Since a patient may have been admitted several times during the period in which our data were collected, it is important to understand exactly how to identify patients and his/her stay(s).
There are essentially four identifiers for data associated with any given patient:
Figure 1.4 illustrates the possible data available for a given individual, identified by a ``subject_id''. Time progresses from left to right, and the different types of data collected are shown vertically. Each subject can have multiple hospital admissions, identified with ``hadm_ids''. Each hosptial admission can contain multiple ICU stays, identified with ``icustay_ids''. Waveforms collected during ICU stays are identified using ``case_ids''. Laboratory and microbiology tests are performed throughout a hospital stay and can therefore take place outside the ICU stay. Vital sign validation, medications, fluid balances and nursing notes are only performed in the ICU and are not available during the remainder of the hospital stay. Date of death is recorded in-hospital and has also been obtained from social security records for out-of-hospital mortality.

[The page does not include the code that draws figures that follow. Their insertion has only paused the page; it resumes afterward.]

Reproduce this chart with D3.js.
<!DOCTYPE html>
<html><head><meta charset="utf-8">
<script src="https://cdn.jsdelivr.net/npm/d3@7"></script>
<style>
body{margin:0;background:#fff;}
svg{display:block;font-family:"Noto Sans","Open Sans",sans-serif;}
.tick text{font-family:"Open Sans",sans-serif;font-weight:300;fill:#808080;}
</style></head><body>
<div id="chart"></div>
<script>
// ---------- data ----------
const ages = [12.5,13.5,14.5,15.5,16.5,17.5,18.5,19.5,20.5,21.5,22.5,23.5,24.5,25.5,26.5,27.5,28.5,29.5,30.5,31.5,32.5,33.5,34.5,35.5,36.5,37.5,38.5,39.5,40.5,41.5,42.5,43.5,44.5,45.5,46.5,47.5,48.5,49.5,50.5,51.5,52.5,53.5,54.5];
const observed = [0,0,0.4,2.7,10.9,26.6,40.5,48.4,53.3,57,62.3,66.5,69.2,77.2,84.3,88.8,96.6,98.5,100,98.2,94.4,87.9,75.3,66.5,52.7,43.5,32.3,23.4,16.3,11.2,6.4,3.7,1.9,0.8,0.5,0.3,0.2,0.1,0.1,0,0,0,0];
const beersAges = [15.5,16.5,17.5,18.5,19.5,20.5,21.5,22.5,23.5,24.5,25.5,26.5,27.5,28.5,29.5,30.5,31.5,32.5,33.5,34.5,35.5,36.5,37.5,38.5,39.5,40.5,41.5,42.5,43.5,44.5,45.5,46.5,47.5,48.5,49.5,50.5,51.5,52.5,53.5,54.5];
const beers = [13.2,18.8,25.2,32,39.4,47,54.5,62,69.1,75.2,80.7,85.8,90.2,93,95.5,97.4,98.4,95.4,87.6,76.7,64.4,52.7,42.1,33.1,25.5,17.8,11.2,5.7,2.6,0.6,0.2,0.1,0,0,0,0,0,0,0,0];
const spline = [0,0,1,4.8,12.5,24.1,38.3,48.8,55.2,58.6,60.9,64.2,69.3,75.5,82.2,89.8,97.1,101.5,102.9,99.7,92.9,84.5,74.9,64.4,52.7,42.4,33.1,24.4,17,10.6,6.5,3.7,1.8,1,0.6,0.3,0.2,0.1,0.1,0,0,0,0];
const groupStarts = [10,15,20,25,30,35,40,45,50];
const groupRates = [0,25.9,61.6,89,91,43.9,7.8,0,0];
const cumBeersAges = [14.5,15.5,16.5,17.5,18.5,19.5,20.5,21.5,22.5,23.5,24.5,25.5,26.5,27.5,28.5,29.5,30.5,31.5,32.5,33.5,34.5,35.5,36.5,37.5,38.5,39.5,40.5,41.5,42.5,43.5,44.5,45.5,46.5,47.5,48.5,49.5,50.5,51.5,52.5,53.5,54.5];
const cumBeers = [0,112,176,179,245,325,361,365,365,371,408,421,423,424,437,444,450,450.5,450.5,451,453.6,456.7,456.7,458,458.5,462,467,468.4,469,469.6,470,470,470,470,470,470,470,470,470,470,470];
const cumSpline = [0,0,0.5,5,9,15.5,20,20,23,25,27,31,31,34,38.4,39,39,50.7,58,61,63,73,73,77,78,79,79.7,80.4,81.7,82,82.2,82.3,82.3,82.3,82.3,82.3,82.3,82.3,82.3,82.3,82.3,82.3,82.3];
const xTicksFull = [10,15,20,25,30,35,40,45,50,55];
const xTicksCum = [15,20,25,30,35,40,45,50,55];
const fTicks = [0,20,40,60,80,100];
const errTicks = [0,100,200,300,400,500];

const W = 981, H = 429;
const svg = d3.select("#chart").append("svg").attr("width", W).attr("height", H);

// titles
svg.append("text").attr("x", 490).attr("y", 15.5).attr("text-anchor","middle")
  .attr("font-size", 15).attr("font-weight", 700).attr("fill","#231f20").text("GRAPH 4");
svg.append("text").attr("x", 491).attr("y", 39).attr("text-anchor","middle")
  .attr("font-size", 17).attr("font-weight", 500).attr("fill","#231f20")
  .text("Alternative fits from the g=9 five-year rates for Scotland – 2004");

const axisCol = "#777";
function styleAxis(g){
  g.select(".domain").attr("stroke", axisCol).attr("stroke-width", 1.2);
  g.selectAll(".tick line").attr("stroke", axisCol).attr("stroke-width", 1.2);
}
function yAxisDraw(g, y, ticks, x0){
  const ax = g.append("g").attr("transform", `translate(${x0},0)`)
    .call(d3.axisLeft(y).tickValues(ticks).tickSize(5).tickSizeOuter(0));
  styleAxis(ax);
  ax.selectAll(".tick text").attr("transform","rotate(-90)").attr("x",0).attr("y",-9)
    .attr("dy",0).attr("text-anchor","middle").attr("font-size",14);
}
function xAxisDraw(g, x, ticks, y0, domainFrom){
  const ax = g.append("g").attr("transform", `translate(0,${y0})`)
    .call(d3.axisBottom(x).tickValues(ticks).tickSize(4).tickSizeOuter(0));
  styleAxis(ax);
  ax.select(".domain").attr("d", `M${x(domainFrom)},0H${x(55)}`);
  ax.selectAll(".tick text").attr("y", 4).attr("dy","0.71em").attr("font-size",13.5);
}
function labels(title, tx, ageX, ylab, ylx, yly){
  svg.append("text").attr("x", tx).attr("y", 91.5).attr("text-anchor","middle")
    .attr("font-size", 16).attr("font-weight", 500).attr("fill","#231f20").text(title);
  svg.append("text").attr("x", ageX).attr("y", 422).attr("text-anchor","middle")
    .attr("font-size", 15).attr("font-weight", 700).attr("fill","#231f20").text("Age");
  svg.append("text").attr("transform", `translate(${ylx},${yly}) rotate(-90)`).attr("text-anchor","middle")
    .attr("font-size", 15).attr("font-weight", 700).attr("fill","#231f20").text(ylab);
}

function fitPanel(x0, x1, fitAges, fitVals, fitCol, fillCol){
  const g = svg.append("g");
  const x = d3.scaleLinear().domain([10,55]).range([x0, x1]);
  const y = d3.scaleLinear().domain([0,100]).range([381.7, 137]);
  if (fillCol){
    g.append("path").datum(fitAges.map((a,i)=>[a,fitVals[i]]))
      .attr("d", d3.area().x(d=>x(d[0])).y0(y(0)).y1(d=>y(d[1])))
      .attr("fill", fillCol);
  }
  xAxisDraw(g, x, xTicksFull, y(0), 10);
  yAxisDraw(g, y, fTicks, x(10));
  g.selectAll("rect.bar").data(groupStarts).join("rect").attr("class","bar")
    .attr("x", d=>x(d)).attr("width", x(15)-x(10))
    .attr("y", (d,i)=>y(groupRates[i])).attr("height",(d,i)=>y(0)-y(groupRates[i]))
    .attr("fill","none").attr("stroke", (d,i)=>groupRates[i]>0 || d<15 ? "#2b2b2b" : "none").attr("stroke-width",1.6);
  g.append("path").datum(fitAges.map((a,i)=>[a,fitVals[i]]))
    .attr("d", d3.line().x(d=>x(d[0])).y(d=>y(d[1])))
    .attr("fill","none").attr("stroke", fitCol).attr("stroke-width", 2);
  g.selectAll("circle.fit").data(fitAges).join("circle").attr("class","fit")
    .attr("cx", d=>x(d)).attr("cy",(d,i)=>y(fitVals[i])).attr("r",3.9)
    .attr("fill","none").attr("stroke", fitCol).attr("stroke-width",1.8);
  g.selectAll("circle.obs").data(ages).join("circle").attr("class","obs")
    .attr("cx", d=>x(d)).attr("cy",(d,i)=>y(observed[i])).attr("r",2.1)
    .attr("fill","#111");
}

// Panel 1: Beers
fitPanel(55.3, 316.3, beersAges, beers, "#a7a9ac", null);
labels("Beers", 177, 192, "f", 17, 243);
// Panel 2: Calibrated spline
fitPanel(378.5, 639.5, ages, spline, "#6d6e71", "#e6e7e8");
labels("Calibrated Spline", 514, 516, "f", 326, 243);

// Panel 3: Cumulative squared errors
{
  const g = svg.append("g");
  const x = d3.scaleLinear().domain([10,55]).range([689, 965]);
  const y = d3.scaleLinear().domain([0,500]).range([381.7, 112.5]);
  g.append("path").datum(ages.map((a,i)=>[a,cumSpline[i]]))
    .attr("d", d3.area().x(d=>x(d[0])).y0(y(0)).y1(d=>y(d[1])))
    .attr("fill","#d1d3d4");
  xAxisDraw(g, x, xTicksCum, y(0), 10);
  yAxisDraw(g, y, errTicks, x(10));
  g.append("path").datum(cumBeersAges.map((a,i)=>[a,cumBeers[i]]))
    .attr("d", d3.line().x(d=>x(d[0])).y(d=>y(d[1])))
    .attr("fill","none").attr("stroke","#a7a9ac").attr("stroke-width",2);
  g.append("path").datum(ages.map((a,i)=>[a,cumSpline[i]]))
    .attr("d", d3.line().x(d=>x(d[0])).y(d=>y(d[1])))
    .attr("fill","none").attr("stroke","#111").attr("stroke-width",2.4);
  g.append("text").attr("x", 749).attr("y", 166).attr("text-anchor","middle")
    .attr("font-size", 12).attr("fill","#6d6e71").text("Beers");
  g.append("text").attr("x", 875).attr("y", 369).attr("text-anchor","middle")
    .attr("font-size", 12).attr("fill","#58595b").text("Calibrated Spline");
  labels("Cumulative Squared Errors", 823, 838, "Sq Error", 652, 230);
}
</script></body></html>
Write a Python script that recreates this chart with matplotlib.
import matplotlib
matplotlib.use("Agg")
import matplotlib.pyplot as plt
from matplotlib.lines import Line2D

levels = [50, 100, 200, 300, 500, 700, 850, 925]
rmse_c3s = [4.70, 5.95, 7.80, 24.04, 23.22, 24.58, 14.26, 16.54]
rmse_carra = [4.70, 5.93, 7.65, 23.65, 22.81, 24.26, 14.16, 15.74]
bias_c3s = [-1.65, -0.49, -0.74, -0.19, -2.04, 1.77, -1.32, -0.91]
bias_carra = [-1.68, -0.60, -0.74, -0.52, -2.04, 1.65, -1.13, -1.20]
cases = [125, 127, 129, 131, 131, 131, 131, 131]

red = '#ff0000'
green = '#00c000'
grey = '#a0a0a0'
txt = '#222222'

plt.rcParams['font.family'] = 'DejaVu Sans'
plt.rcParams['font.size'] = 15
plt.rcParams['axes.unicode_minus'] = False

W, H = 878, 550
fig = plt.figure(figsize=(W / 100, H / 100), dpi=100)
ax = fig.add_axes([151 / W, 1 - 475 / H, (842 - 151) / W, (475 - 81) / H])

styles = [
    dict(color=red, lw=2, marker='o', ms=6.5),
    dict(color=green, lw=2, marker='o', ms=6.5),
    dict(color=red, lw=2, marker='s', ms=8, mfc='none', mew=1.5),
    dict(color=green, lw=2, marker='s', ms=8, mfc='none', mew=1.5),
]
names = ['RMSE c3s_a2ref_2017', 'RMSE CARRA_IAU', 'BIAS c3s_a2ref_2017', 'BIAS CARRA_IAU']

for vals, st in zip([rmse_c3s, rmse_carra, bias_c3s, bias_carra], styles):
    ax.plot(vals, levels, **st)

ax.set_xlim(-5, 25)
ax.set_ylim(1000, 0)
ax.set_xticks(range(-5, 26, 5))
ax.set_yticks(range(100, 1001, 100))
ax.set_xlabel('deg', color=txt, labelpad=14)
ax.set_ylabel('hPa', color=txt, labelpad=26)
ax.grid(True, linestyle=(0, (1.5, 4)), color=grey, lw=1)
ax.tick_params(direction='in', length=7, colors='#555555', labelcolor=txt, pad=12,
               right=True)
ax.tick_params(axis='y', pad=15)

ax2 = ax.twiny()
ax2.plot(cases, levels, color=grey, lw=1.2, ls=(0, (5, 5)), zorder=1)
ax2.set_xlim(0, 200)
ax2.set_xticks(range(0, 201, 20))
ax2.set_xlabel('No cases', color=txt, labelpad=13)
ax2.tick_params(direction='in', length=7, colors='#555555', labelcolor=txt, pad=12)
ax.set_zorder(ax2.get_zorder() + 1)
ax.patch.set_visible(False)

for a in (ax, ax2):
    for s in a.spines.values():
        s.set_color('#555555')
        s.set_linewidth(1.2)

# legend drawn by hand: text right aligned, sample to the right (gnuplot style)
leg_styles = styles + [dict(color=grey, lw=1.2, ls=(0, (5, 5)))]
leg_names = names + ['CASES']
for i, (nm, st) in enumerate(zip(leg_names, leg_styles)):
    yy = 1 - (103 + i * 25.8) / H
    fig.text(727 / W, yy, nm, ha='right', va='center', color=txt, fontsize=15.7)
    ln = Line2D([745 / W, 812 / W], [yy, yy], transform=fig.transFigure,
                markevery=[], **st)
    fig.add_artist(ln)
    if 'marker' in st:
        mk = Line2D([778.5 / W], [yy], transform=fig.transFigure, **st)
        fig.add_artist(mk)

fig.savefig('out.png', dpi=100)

The above illustrates an ``ideal'' case where the timestamps associated with the data fall within the hospital and/or ICU stay. Unfortunately, real-world issues can complicate matters allowing data to be recorded outside of a patient stay. For example, a patient could be physically present in the ICU and connected to monitors before their admission has been entered into the system. This results in a waveform recording which starts before the subject's ICU admission. Furthermore, missing/mistaken data can mean that ICU stays exist where there is no matching hospital admission record.
Note that a patient may move between ICUs during any given admission. If the move is longer than 24 hours, we define it to be a new ICU stay. Note also that the amount of data varies during and between ICU stays and that data are often missing - see section 1.6.